The new Syria policy, outlined by Tillerson in a speech at Stanford University, represents a significant expansion of US aims in the country, which the Trump administration had previously restricted to counter-terrorism throughout its first year in office.
It had been unclear for some time how a strictly limited counter-terrorism role squared with Trump’s stated goal of containing Iranian influence, or how it would give the US clout at negotiations over Syria’s political future.
Tillerson’s speech suggested that as Russia drew down its military presence, the US would expand its own. How far it is ready to risk troops and invest resources in the policy remains far from clear.
Tillerson’s comments came as the number of internal refugees fleeing fighting in Idlib has more than doubled in the last week, to 212,000 people, in an escalating humanitarian crisis that officials have warned could spur a new migration wave.
In his Stanford speech, Tillerson laid out five US goals in Syria: the defeat of Isis and al-Qaida, a UN-brokered resolution for Syria that involved Bashar al-Assad’s departure, a curb on Iran, conditions for the safe return of refugees, and the complete elimination of remaining chemical weapons.
While the focus of US military effort thus far has been on Isis, Tillerson warned: “Al-Qaida is still a grave threat and is looking to reconstitute in new and powerful ways.
“Additionally, a total withdrawal of US personnel at this time would restore "Assad" [the Syrian government] and continue his brutal treatment of his own people,” the secretary of state continued. The Trump administration has vacillated on whether regime change had be part of any political process. In this speech, Tillerson signalled the US would insist on "Assad’s departure".
“A murderer of his own people cannot generate the support required for long-term stability,” he said. “A stable, unified and independent Syria ultimately requires post-Assad leadership in order to be successful.”
Tillerson also made clear for the first time that one of the objectives of a sustained military presence would be to disrupt what the US, Israel and their allies see as an Iranian strategy to control a large swath of the Middle East, from Afghanistan to Lebanon, in which Syria is key.
“US disengagement from Syria would provide Iran the opportunity to further strengthen its position in Syria,” Tillerson said. “As we have seen from Iran’s proxy wars and public announcements, Iran seeks dominance in the Middle East. As a destabilised nation and one bordering Israel, Syria presents an opportunity that Iran is all too eager to exploit.”
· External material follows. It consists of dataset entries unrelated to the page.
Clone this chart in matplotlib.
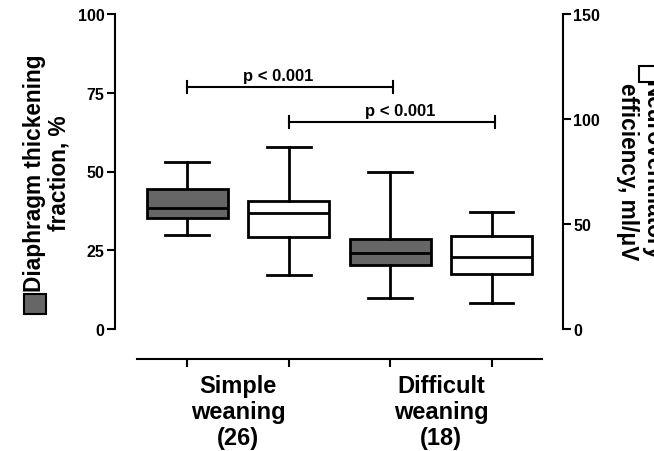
import matplotlib
matplotlib.use("Agg")
import matplotlib.pyplot as plt
from matplotlib.patches import Rectangle

plt.rcParams['font.family'] = ['Liberation Sans', 'DejaVu Sans']
plt.rcParams['font.weight'] = 'bold'

# groups
groups = ["Simple\nweaning\n(26)", "Difficult\nweaning\n(18)"]

# diaphragm thickening fraction, % (left axis, grey boxes)
dtf_low = [30.0, 10.0]
dtf_q1 = [35.3, 20.4]
dtf_med = [38.4, 24.0]
dtf_q3 = [44.5, 28.6]
dtf_high = [53.0, 50.0]

# neuroventilatory efficiency, ml/uV (right axis, white boxes)
nve_low = [25.8, 12.4]
nve_q1 = [43.8, 26.3]
nve_med = [55.2, 34.1]
nve_q3 = [60.9, 44.2]
nve_high = [86.9, 55.8]

W, H = 654, 452
fig = plt.figure(figsize=(W / 100, H / 100), dpi=100)
ax = fig.add_axes([115 / W, 1 - 330 / H, 448 / W, 315 / H])
ax2 = ax.twinx()


def stats(lo, q1, med, q3, hi):
    return [dict(whislo=lo[i], q1=q1[i], med=med[i], q3=q3[i], whishi=hi[i], fliers=[])
            for i in range(len(med))]


common = dict(widths=0.8, capwidths=0.43, patch_artist=True, showfliers=False,
              manage_ticks=False,
              whiskerprops=dict(color="black", linewidth=2),
              capprops=dict(color="black", linewidth=2),
              medianprops=dict(color="black", linewidth=2))

ax.bxp(stats(dtf_low, dtf_q1, dtf_med, dtf_q3, dtf_high), positions=[1, 3],
       boxprops=dict(facecolor="#666666", edgecolor="black", linewidth=2), **common)
ax2.bxp(stats(nve_low, nve_q1, nve_med, nve_q3, nve_high), positions=[2, 4],
        boxprops=dict(facecolor="white", edgecolor="black", linewidth=2), **common)

ax.set_xlim(0.2875, 4.703)
ax.set_ylim(0, 100)
ax2.set_ylim(0, 150)

# left axis
ax.set_yticks([0, 25, 50, 75, 100])
ax.spines['left'].set_bounds(0, 100)
ax.spines['left'].set_linewidth(1.5)
ax.spines['top'].set_visible(False)
ax.spines['right'].set_visible(False)
ax.tick_params(axis='y', length=6, width=1.5, pad=1.5, labelsize=11.5)

# bottom axis drawn offset
ax.spines['bottom'].set_position(('outward', 21.6))
ax.spines['bottom'].set_bounds(0.5, 4.5)
ax.spines['bottom'].set_linewidth(1.5)
ax.set_xticks([1, 2, 3, 4])
ax.set_xticklabels([])
ax.tick_params(axis='x', which='major', length=6, width=1.5)
ax.set_xticks([1.5, 3.5], minor=True)
ax.set_xticklabels(groups, minor=True, fontsize=17, linespacing=1.15)
ax.tick_params(axis='x', which='minor', length=0, pad=11)

# right axis
for s in ['top', 'left', 'bottom']:
    ax2.spines[s].set_visible(False)
ax2.spines['right'].set_linewidth(1.5)
ax2.set_yticks([0, 50, 100, 150])
ax2.tick_params(axis='y', length=6, width=1.5, pad=1.5, labelsize=11.5)

# significance brackets
brackets = [(1.0, 3.03, 76.8, 1.90, 78.2), (2.0, 4.03, 65.7, 3.10, 67.1)]
for x0, x1, y, tx, ty in brackets:
    ax.plot([x0, x1], [y, y], color="black", lw=1.5, clip_on=False)
    ax.plot([x0, x0], [y - 1.9, y + 1.9], color="black", lw=1.5, clip_on=False)
    ax.plot([x1, x1], [y - 1.9, y + 1.9], color="black", lw=1.5, clip_on=False)
    ax.text(tx, ty, "p < 0.001", ha="center", va="bottom", fontsize=12)

# axis labels with legend squares
fig.text(35 / W, 1 - 173 / H, "Diaphragm thickening", rotation=90,
         ha="center", va="center", fontsize=16.3)
fig.text(59 / W, 1 - 173 / H, "fraction, %", rotation=90,
         ha="center", va="center", fontsize=16.3)
fig.patches.append(Rectangle((24 / W, 1 - 315 / H), 22 / W, 20 / H,
                             transform=fig.transFigure, facecolor="#666666",
                             edgecolor="black", linewidth=1.5))

# right label runs off the figure edge, as in the original
fig.text(652 / W, 1 - 171 / H, "Neuroventilatory", rotation=270,
         ha="center", va="center", fontsize=16.3)
fig.text(628 / W, 1 - 172 / H, "efficiency, ml/\u03bcV", rotation=270,
         ha="center", va="center", fontsize=16.3)
fig.patches.append(Rectangle((639 / W, 1 - 83 / H), 20 / W, 16 / H,
                             transform=fig.transFigure, facecolor="white",
                             edgecolor="black", linewidth=1.5))

fig.savefig("out.png", dpi=100)
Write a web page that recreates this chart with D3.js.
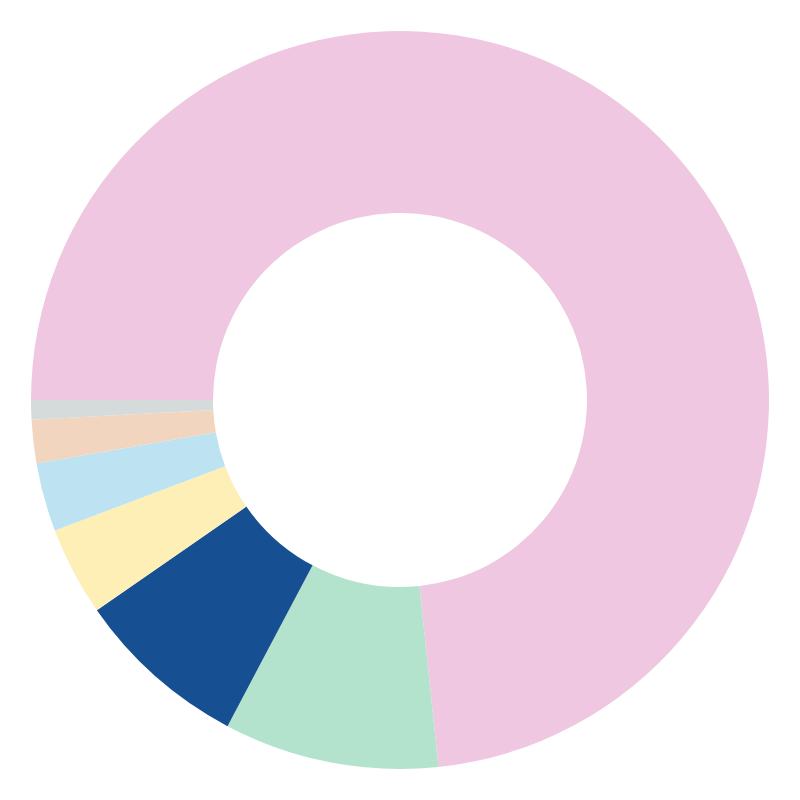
<!DOCTYPE html>
<html>
<head>
<meta charset="utf-8">
<script src="https://cdn.jsdelivr.net/npm/d3@7.9.0/dist/d3.min.js"></script>
<style>
  html, body { margin: 0; padding: 0; background: #fff; }
  svg { display: block; }
</style>
</head>
<body>
<svg id="chart" width="800" height="800"></svg>
<script>
// slice data (share of total, %)
let categories = ['A', 'B', 'C', 'D', 'E', 'F', 'G'];
let values = [73.3, 9.4, 7.6, 3.9, 3.0, 1.9, 0.85];
let sliceColors = ['#efc7e1', '#b3e3cd', '#175092', '#feefb6', '#bde2f2', '#f2d5bf', '#d5dadb'];

let width = 800;
let height = 800;
let outerR = 369;
let innerR = 187;

let data = categories.map((c, i) => ({ label: c, value: values[i] }));

let color = d3.scaleOrdinal()
  .domain(categories)
  .range(sliceColors);

let svg = d3.select('#chart');
let g = svg.append('g')
  .attr('transform', `translate(${width / 2},${height / 2})`);

// start at 9 o'clock, go clockwise
let pie = d3.pie()
  .value(d => d.value)
  .sort(null)
  .startAngle(-Math.PI / 2)
  .endAngle(Math.PI * 1.5);

let arc = d3.arc()
  .innerRadius(innerR)
  .outerRadius(outerR);

g.selectAll('path')
  .data(pie(data))
  .join('path')
  .attr('d', arc)
  .attr('fill', d => color(d.data.label));
</script>
</body>
</html>
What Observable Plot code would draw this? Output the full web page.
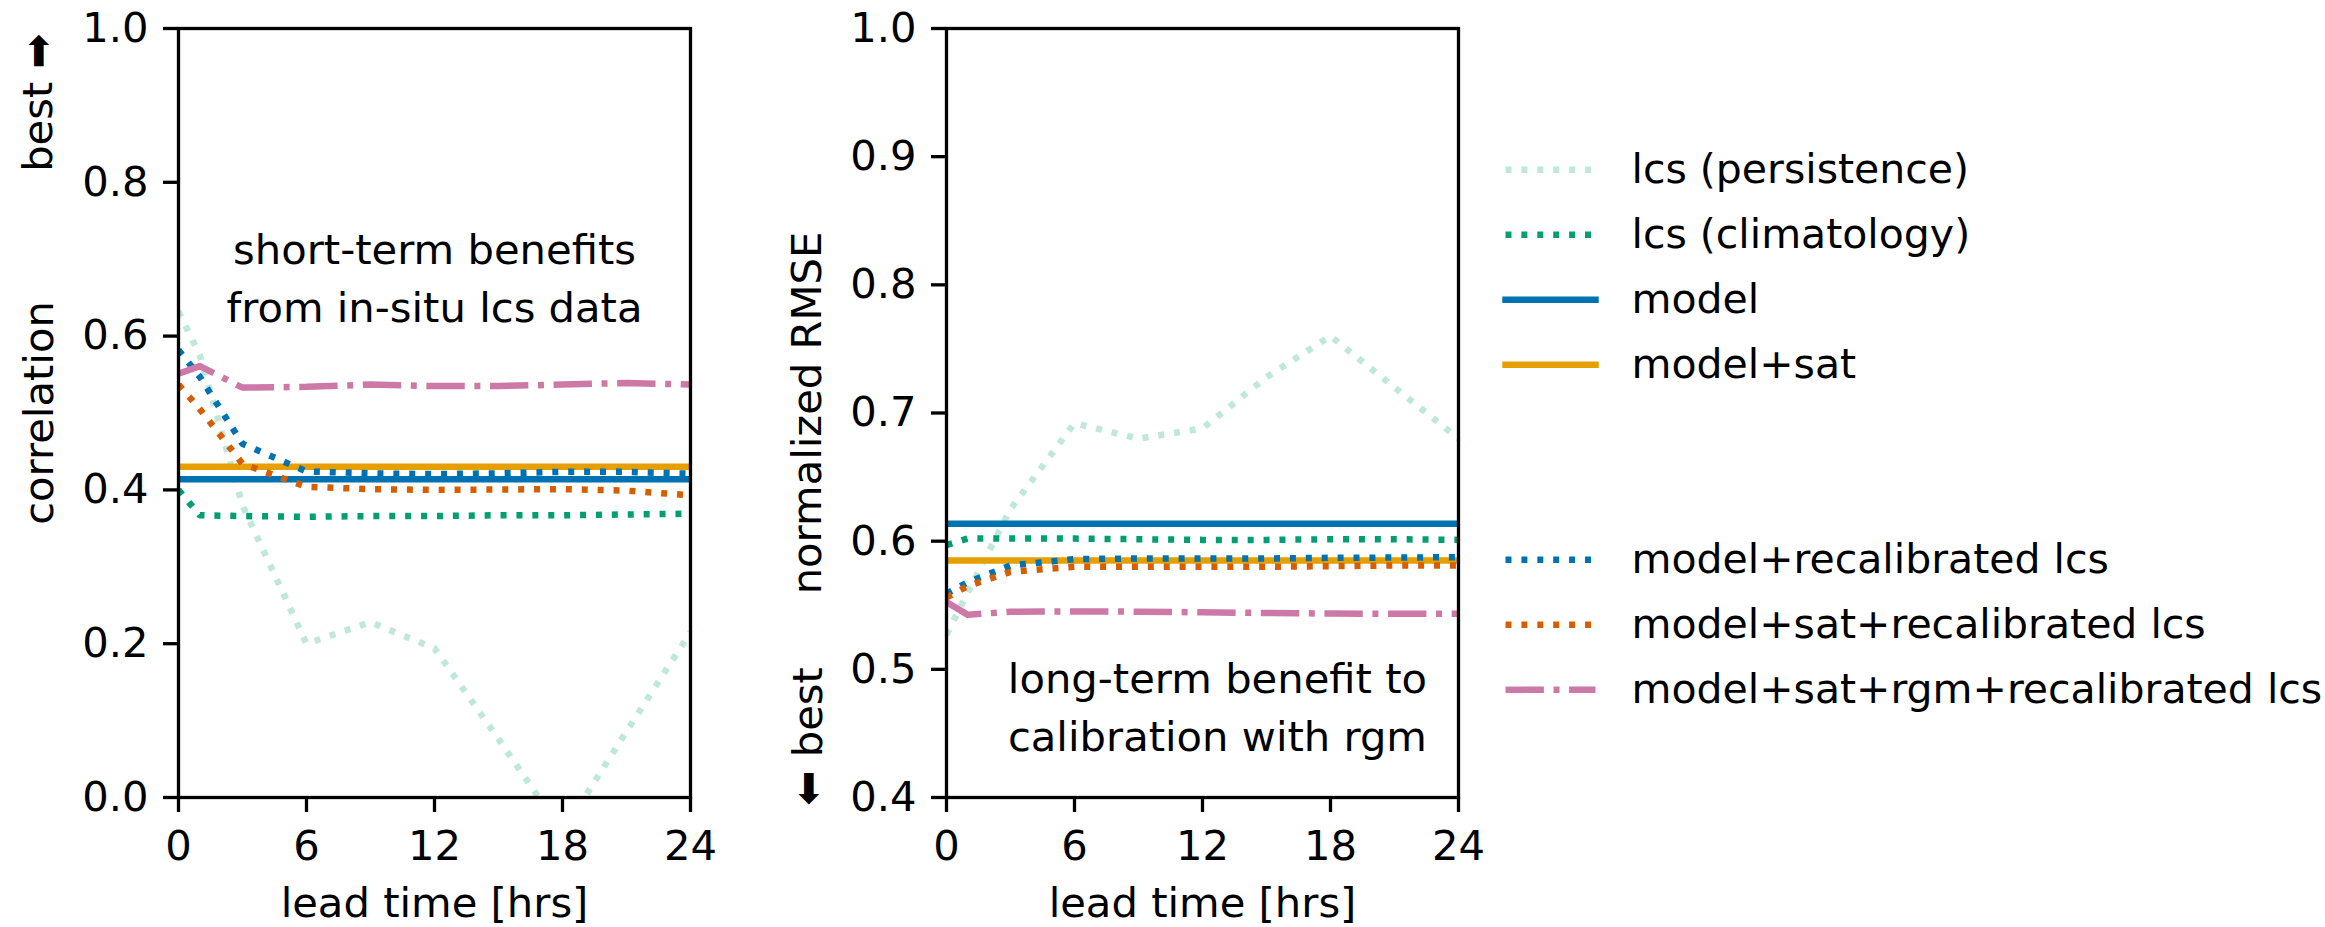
<!DOCTYPE html>
<html>
<head>
<meta charset="utf-8">
<script src="https://cdn.jsdelivr.net/npm/d3@7"></script>
<script src="https://cdn.jsdelivr.net/npm/@observablehq/plot@0.6"></script>
<style>
html, body { margin: 0; padding: 0; background: #fff; }
#fig { position: relative; width: 2325px; height: 927px; overflow: hidden; background: #fff; }
#fig > svg { position: absolute; top: 0; }
</style>
</head>
<body>
<div id="fig"></div>
<script>
// ---------------- data ----------------
const leadTime = [0, 1, 3, 6, 9, 12, 15, 18, 21, 24];
const leadTicks = [0, 6, 12, 18, 24];
const corrTicks = [0, 0.2, 0.4, 0.6, 0.8, 1.0];
const rmseTicks = [0.4, 0.5, 0.6, 0.7, 0.8, 0.9, 1.0];

const seriesNames = [
  "lcs (persistence)",
  "lcs (climatology)",
  "model",
  "model+sat",
  "model+recalibrated lcs",
  "model+sat+recalibrated lcs",
  "model+sat+rgm+recalibrated lcs"
];

// correlation (left panel)
const corrPersistence = [0.632, 0.575, 0.380, 0.200, 0.228, 0.194, 0.076, -0.045, 0.086, 0.215];
const corrClimatology = [0.400, 0.367, 0.366, 0.365, 0.366, 0.366, 0.367, 0.367, 0.368, 0.369];
const corrModel       = [0.414, 0.414, 0.414, 0.414, 0.414, 0.414, 0.414, 0.414, 0.414, 0.414];
const corrModelSat    = [0.430, 0.430, 0.430, 0.430, 0.430, 0.430, 0.430, 0.430, 0.430, 0.430];
const corrRecal       = [0.582, 0.547, 0.460, 0.424, 0.4215, 0.4205, 0.4215, 0.4235, 0.4235, 0.421];
const corrSatRecal    = [0.537, 0.505, 0.434, 0.404, 0.401, 0.400, 0.4005, 0.401, 0.399, 0.393];
const corrRgm         = [0.551, 0.561, 0.533, 0.534, 0.537, 0.535, 0.535, 0.537, 0.539, 0.537];

// normalized RMSE (right panel)
const rmsePersistence = [0.527, 0.560, 0.625, 0.692, 0.680, 0.688, 0.728, 0.760, 0.720, 0.680];
const rmseClimatology = [0.597, 0.602, 0.602, 0.602, 0.6015, 0.601, 0.601, 0.6015, 0.6015, 0.601];
const rmseModel       = [0.6135, 0.6135, 0.6135, 0.6135, 0.6135, 0.6135, 0.6135, 0.6135, 0.6135, 0.6135];
const rmseModelSat    = [0.585, 0.585, 0.585, 0.585, 0.585, 0.585, 0.585, 0.585, 0.585, 0.585];
const rmseRecal       = [0.559, 0.568, 0.581, 0.586, 0.5865, 0.5865, 0.5865, 0.587, 0.5872, 0.5875];
const rmseSatRecal    = [0.556, 0.565, 0.576, 0.580, 0.580, 0.580, 0.580, 0.5805, 0.581, 0.581];
const rmseRgm         = [0.5525, 0.5425, 0.545, 0.5452, 0.545, 0.5445, 0.544, 0.5435, 0.5433, 0.5433];

const corrSeries = [corrPersistence, corrClimatology, corrModel, corrModelSat, corrRecal, corrSatRecal, corrRgm];
const rmseSeries = [rmsePersistence, rmseClimatology, rmseModel, rmseModelSat, rmseRecal, rmseSatRecal, rmseRgm];

const leftNote = "short-term benefits\nfrom in-situ lcs data";
const rightNote = "long-term benefit to\ncalibration with rgm";

// ---------------- styles ----------------
const FONT = "DejaVu Sans";
const FS = 41.7;
const LEGEND_FS = 41;
const LW = 6;
const SW = 6.5;
const AXW = 3.3;
const DOTTED = `${LW},${(1.65 * LW).toFixed(2)}`;
const DASHDOT = `${6.4 * LW},${1.6 * LW},${LW},${1.6 * LW}`;
const seriesStyle = [
  {stroke: "#009E73", strokeOpacity: 0.25, strokeDasharray: DOTTED},
  {stroke: "#009E73", strokeOpacity: 1, strokeDasharray: DOTTED},
  {stroke: "#0072B2", strokeOpacity: 1, strokeDasharray: null},
  {stroke: "#E69F00", strokeOpacity: 1, strokeDasharray: null},
  {stroke: "#0072B2", strokeOpacity: 1, strokeDasharray: DOTTED},
  {stroke: "#D55E00", strokeOpacity: 1, strokeDasharray: DOTTED},
  {stroke: "#CC79A7", strokeOpacity: 1, strokeDasharray: DASHDOT}
];
const legendSlot = [0, 1, 2, 3, 6, 7, 8];

function lineMarks(seriesList) {
  return seriesList.map((vals, i) => {
    const st = seriesStyle[i];
    const rows = leadTime.map((t, j) => ({t, v: vals[j]}));
    return Plot.line(rows, {
      x: "t", y: "v",
      stroke: st.stroke,
      strokeOpacity: st.strokeOpacity,
      strokeWidth: SW,
      strokeDasharray: st.strokeDasharray,
      strokeLinecap: st.strokeDasharray ? "butt" : "square",
      strokeLinejoin: "round",
      clip: true
    });
  });
}

const baseStyle = {fontFamily: FONT, fontSize: FS + "px", background: "transparent", overflow: "visible", color: "black"};

function panel({series, yDomain, yTicks, ylabel, bestText, bestTop, note, noteX, noteY, marginLeft, marginRight, labelDx, bestDx}) {
  return Plot.plot({
    width: 760, height: 927,
    marginLeft, marginRight, marginTop: 28, marginBottom: 130,
    style: baseStyle,
    x: {domain: [0, 24]},
    y: {domain: yDomain},
    marks: [
      ...lineMarks(series),
      Plot.frame({stroke: "black", strokeWidth: AXW}),
      Plot.axisX({ticks: leadTicks, tickSize: 15, tickPadding: 18, strokeWidth: AXW, label: null, fontSize: FS}),
      Plot.axisY({ticks: yTicks, tickSize: 15, tickPadding: 15, strokeWidth: AXW, label: null, tickFormat: d3.format(".1f"), fontSize: FS}),
      Plot.text([ylabel], {frameAnchor: "left", rotate: -90, textAnchor: "middle", dx: labelDx, lineAnchor: "bottom", fontSize: FS}),
      Plot.text([bestText], bestTop
        ? {frameAnchor: "top-left", rotate: -90, textAnchor: "end", dx: bestDx, dy: 5, lineAnchor: "bottom", fontSize: FS}
        : {frameAnchor: "bottom-left", rotate: -90, textAnchor: "start", dx: bestDx, dy: 8, lineAnchor: "bottom", fontSize: FS}),
      Plot.text(["lead time [hrs]"], {frameAnchor: "bottom", textAnchor: "middle", dy: 119, lineAnchor: "bottom", fontSize: FS}),
      Plot.text([note], {x: () => noteX, y: () => noteY, textAnchor: "middle", lineAnchor: "bottom", lineHeight: 1.39, fontSize: FS})
    ]
  });
}

const left = panel({
  series: corrSeries, yDomain: [0, 1], yTicks: corrTicks,
  ylabel: "correlation", bestText: "best \u27A1", bestTop: true,
  note: leftNote, noteX: 12, noteY: 0.618,
  marginLeft: 178, marginRight: 70, labelDx: -126, bestDx: -126.3
});
const right = panel({
  series: rmseSeries, yDomain: [0.4, 1.0], yTicks: rmseTicks,
  ylabel: "normalized RMSE", bestText: "\u2B05 best", bestTop: false,
  note: rightNote, noteX: 12.7, noteY: 0.436,
  marginLeft: 186, marginRight: 62, labelDx: -126, bestDx: -124.3
});

// legend built with Plot
const legendMarks = seriesNames.map((name, i) => {
  const st = seriesStyle[i];
  const rows = [{x: 0, y: legendSlot[i]}, {x: 1, y: legendSlot[i]}];
  return Plot.line(rows, {
    x: "x", y: "y",
    stroke: st.stroke, strokeOpacity: st.strokeOpacity, strokeWidth: SW,
    strokeDasharray: st.strokeDasharray,
    strokeLinecap: st.strokeDasharray ? "butt" : "square"
  });
});
const legend = Plot.plot({
  width: 845, height: 927,
  style: {...baseStyle, fontSize: LEGEND_FS + "px"},
  x: {domain: [0, 1], range: [25, 115], axis: null},
  y: {domain: [0, 8], range: [169.3, 689.3], axis: null},
  marks: [
    ...legendMarks,
    Plot.text(seriesNames, {x: () => 1, y: (d, i) => legendSlot[i], dx: 36, textAnchor: "start", fontSize: LEGEND_FS})
  ]
});

const fig = document.getElementById("fig");
left.style.left = "0px";
right.style.left = "760px";
legend.style.left = "1480px";
fig.append(left, right, legend);
</script>
</body>
</html>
Although he denied that the US was about to embark once more on nation-building, Tillerson acknowledged that as long as Syrian refugees did not feel safe enough to go home, the Syrian conflict would continue to destabilise the Middle East and Europe. Thus, the US presence would also be geared to creating the conditions for safe return.
“It will be impossible to ensure stability on one end of the Mediterranean, in Europe, if chaos and injustice prevail on the other end, in Syria,” Tillerson said.
The US plan will be passed to Russian foreign minister, Sergei Lavrov, on the sidelines of a chemical weapons conference in Paris next Tuesday. The statement of intent appears aimed at re-establishing US leverage in political talks and pushing Damascus to the table.
The UN’s special Syria envoy, Staffan de Mistura, announced he is convening two days of talks between the [Syrian government] and opposition in Vienna on Thursday and Friday next week, in a move designed to test the willingness of the Syrian government delegation to negotiate. In a statement, Mistura said he expected both sides to have “substantive engagement” with him.
The planned UN talks next week are designed as an assertion of the primacy of the UN in the peace process and a pointed warning to Russia not to think that it can run an alternative peace track through its proposed national dialogue conference in the Black Sea resort of Sochi.